Mevrouw Piquant is inmiddels zo zacht als schuimgebak. De hapjes hebben gewerkt. Ik stel dat ook zij zo haar romantische geheimen moet hebben. Ze vertelt een prachtig verhaal over een herder, dat ik gezworen heb niet door te vertellen. De tranen staan bijna in mijn ogen als ze klaar is. Dan vind ze het tijd om naar bed te gaan. Van Amerongen – die mij lief vindt en ik hem – zijn nu samen alleen in de grote woonkeuken. Ik schenk nog wat in en ben de tel kwijt: zes wijn, zeven wijn, acht wijn. Arthur komt mijn kant uit. We gaan zoenen, dat is duidelijk. Ik mis een stuk van de film. Dan liggen we achter de sofa, half op het rode tapijt van Piquant, half op de kille plavuizen. Wit met zwarte blokjes. De kleren gaan uit, ik duik onder en we doen een paar kunstjes.
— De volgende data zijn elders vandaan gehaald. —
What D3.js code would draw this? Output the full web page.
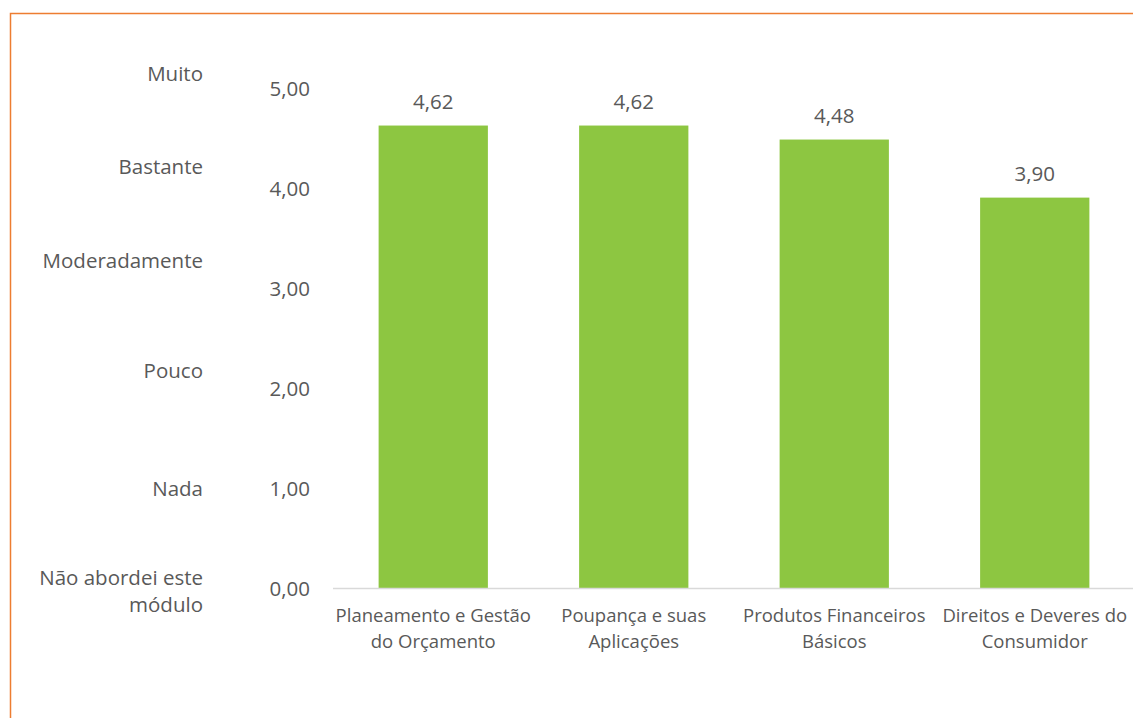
<!DOCTYPE html>
<html>
<head>
<meta charset="utf-8">
<script src="https://cdn.jsdelivr.net/npm/d3@7"></script>
<style>
  body { margin: 0; background: #fff; }
  text { font-family: "Open Sans", sans-serif; fill: #595959; }
</style>
</head>
<body>
<script>
const width = 1133;
const height = 718;

// data
const categories = [
  ['Planeamento e Gestão', 'do Orçamento'],
  ['Poupança e suas', 'Aplicações'],
  ['Produtos Financeiros', 'Básicos'],
  ['Direitos e Deveres do', 'Consumidor']
];
const values = [4.62, 4.62, 4.48, 3.90];
const yTicks = [0, 1, 2, 3, 4, 5];
const scaleLabels = [
  { text: ['Muito'], level: 5.14 },
  { text: ['Bastante'], level: 4.21 },
  { text: ['Moderadamente'], level: 3.27 },
  { text: ['Pouco'], level: 2.17 },
  { text: ['Nada'], level: 0.99 },
  { text: ['Não abordei este', 'módulo'], level: -0.03 }
];

const fmt = v => v.toFixed(2).replace('.', ',');

function init() {
  const svg = d3.select('body')
    .append('svg')
    .attr('width', width)
    .attr('height', height);

  // orange frame (top + left)
  svg.append('path')
    .attr('d', `M10.5,${height} V13.5 H${width}`)
    .attr('fill', 'none')
    .attr('stroke', '#ED7D31')
    .attr('stroke-width', 1.5);

  const x = d3.scaleBand()
    .domain(d3.range(categories.length))
    .range([333, 1135])
    .paddingInner(0.455)
    .paddingOuter(0.2275);

  const y = d3.scaleLinear()
    .domain([0, 5])
    .range([588, 87.5]);

  // y tick labels
  svg.append('g')
    .selectAll('text')
    .data(yTicks)
    .join('text')
    .attr('x', 310)
    .attr('y', d => y(d) + 1)
    .attr('dy', '0.35em')
    .attr('text-anchor', 'end')
    .style('font-size', '20.5px')
    .text(fmt);

  // left scale labels
  const sl = svg.append('g')
    .selectAll('text')
    .data(scaleLabels)
    .join('text')
    .attr('text-anchor', 'end')
    .style('font-size', '20.5px');
  sl.each(function(d) {
    const n = d.text.length;
    d3.select(this).selectAll('tspan')
      .data(d.text)
      .join('tspan')
      .attr('x', 203)
      .attr('y', (t, i) => y(d.level) + (i - (n - 1) / 2) * 27)
      .attr('dy', '0.35em')
      .text(t => t);
  });

  // bars
  svg.append('g')
    .selectAll('rect')
    .data(values)
    .join('rect')
    .attr('x', (d, i) => x(i))
    .attr('width', x.bandwidth())
    .attr('y', d => y(d))
    .attr('height', d => y(0) - y(d))
    .attr('fill', '#8DC641');

  // value labels
  svg.append('g')
    .selectAll('text')
    .data(values)
    .join('text')
    .attr('x', (d, i) => x(i) + x.bandwidth() / 2)
    .attr('y', d => y(d) - 17)
    .attr('text-anchor', 'middle')
    .style('font-size', '20.5px')
    .text(fmt);

  // baseline
  svg.append('line')
    .attr('x1', 333)
    .attr('x2', width)
    .attr('y1', y(0) + 0.5)
    .attr('y2', y(0) + 0.5)
    .attr('stroke', '#D9D9D9')
    .attr('stroke-width', 1.5);

  // category labels
  const cl = svg.append('g')
    .selectAll('text')
    .data(categories)
    .join('text')
    .attr('text-anchor', 'middle')
    .style('font-size', '18.5px');
  cl.each(function(d, i) {
    d3.select(this).selectAll('tspan')
      .data(d)
      .join('tspan')
      .attr('x', x(i) + x.bandwidth() / 2)
      .attr('y', (t, j) => 616 + j * 26)
      .attr('dy', '0.35em')
      .text(t => t);
  });
}

init();
</script>
</body>
</html>
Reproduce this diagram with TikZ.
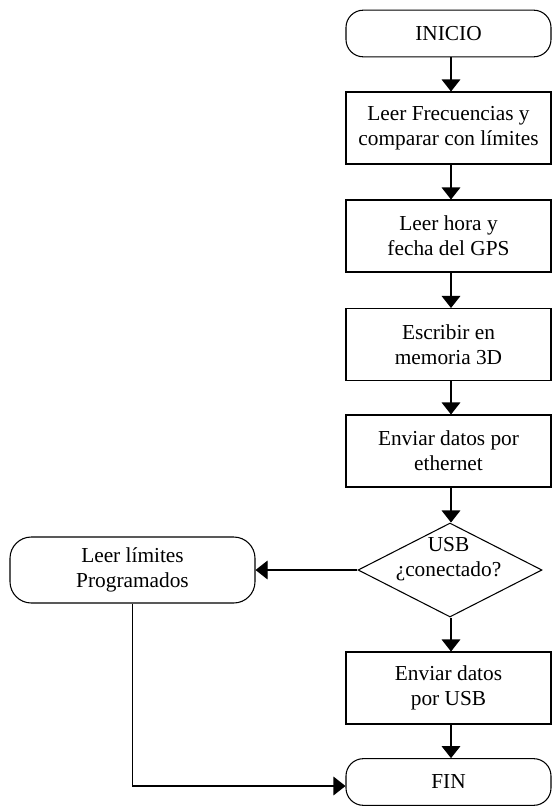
\documentclass[tikz,border=0pt]{standalone}
\usepackage{fontspec}
\setmainfont{Liberation Serif}
\usetikzlibrary{arrows.meta,shapes.geometric}
\begin{document}
\begin{tikzpicture}[x=0.75pt,y=-0.75pt,
  every node/.style={font=\fontsize{16}{18.75}\selectfont, align=center, inner sep=0pt},
  procbox/.style={draw, line width=0.8pt, minimum width=153.75pt, minimum height=54pt},
  termbox/.style={draw, line width=0.8pt, rounded corners=13pt, minimum width=153.75pt, minimum height=35pt},
  decbox/.style={draw, diamond, line width=0.8pt, minimum width=138pt, minimum height=70.5pt, inner sep=0pt},
  arr/.style={draw, line width=0.8pt, -{Triangle[width=14pt,length=9pt]}},
  link/.style={draw, line width=0.8pt}]
\useasboundingbox (0,0) rectangle (553,807);
\coordinate (ax) at (451,0);
\node[termbox] (ini) at (448.5,33.5) {INICIO};
\node[procbox] (b1) at (448.5,128) {Leer Frecuencias y\\comparar con límites};
\node[procbox] (b2) at (448.5,236) {Leer hora y\\fecha del GPS};
\node[procbox] (b3) at (448.5,344.5) {Escribir en\\memoria 3D};
\node[procbox] (b4) at (448.5,451) {Enviar datos por\\ethernet};
\node[decbox] (usb) at (450,570) {};
\node (usbt) at (448.5,559) {USB\\¿conectado?};
\node[termbox, minimum width=183.75pt, minimum height=49.5pt, rounded corners=16pt] (lim) at (132.5,570) {Leer límites\\Programados};
\node[procbox] (b5) at (448.5,688) {Enviar datos\\por USB};
\node[termbox] (fin) at (448.5,782) {FIN};
\draw[arr] (ini.south -| ax) -- (b1.north -| ax);
\draw[arr] (b1.south -| ax) -- (b2.north -| ax);
\draw[arr] (b2.south -| ax) -- (b3.north -| ax);
\draw[arr] (b3.south -| ax) -- (b4.north -| ax);
\draw[arr] (b4.south -| ax) -- (usb.north -| ax);
\draw[arr] (usb.south -| ax) -- (b5.north -| ax);
\draw[arr] (b5.south -| ax) -- (fin.north -| ax);
\draw[arr] (usb.west) -- (lim.east);
\draw[arr] (lim.south) |- ([yshift=-3pt]fin.west);
\end{tikzpicture}
\end{document}
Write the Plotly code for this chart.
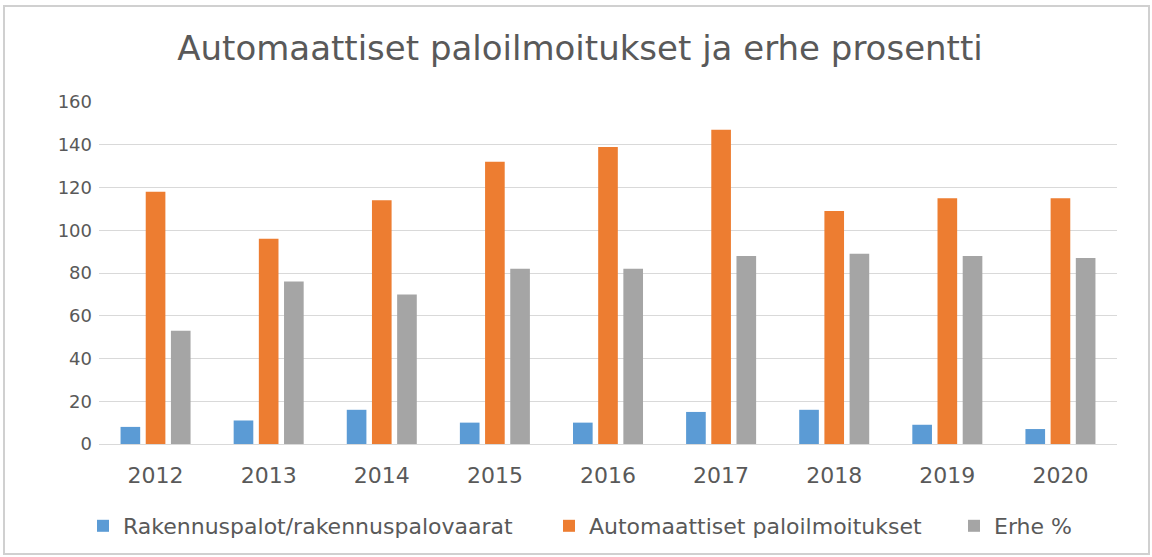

Mijn billen worden gekoeld door het steen. Als de kou optrekt, moet ik naar het toilet. Als ik een minuut later terugkomt, ligt Arthur bloot en wijdbeens te snurken. Hier ligt een literaire belofte. De Nederlandse Charles Bukowski. Gered door Morfeus. Ik kleed me aan en ik fiets naar huis. Het kan niet anders of De Afrekening wordt een nog grotere hit dan Mambo Jambo.
De weegschaal, mijn liefste vijand.
Zaterdag 24 februari 4.49 uur am
Waarom schrijft niemand nog zulke interviews. Waarom is alles in dezelfde concepten en formats geklemd. Waarom staat tegenwoordig in kadertjes dat de interviewer één wit wijntje en een Cola Zero dronk, en de geïnterviewde twee fluitjes en een espresso. Waarom hebben mensen vooraf het publieke oordeel achteraf alvast in het hoofd voordat ze iets opschrijven. En vergeet niet dat het verlagen van de druk op de weegschaal niet automatisch verlichting in je hoofd brengt.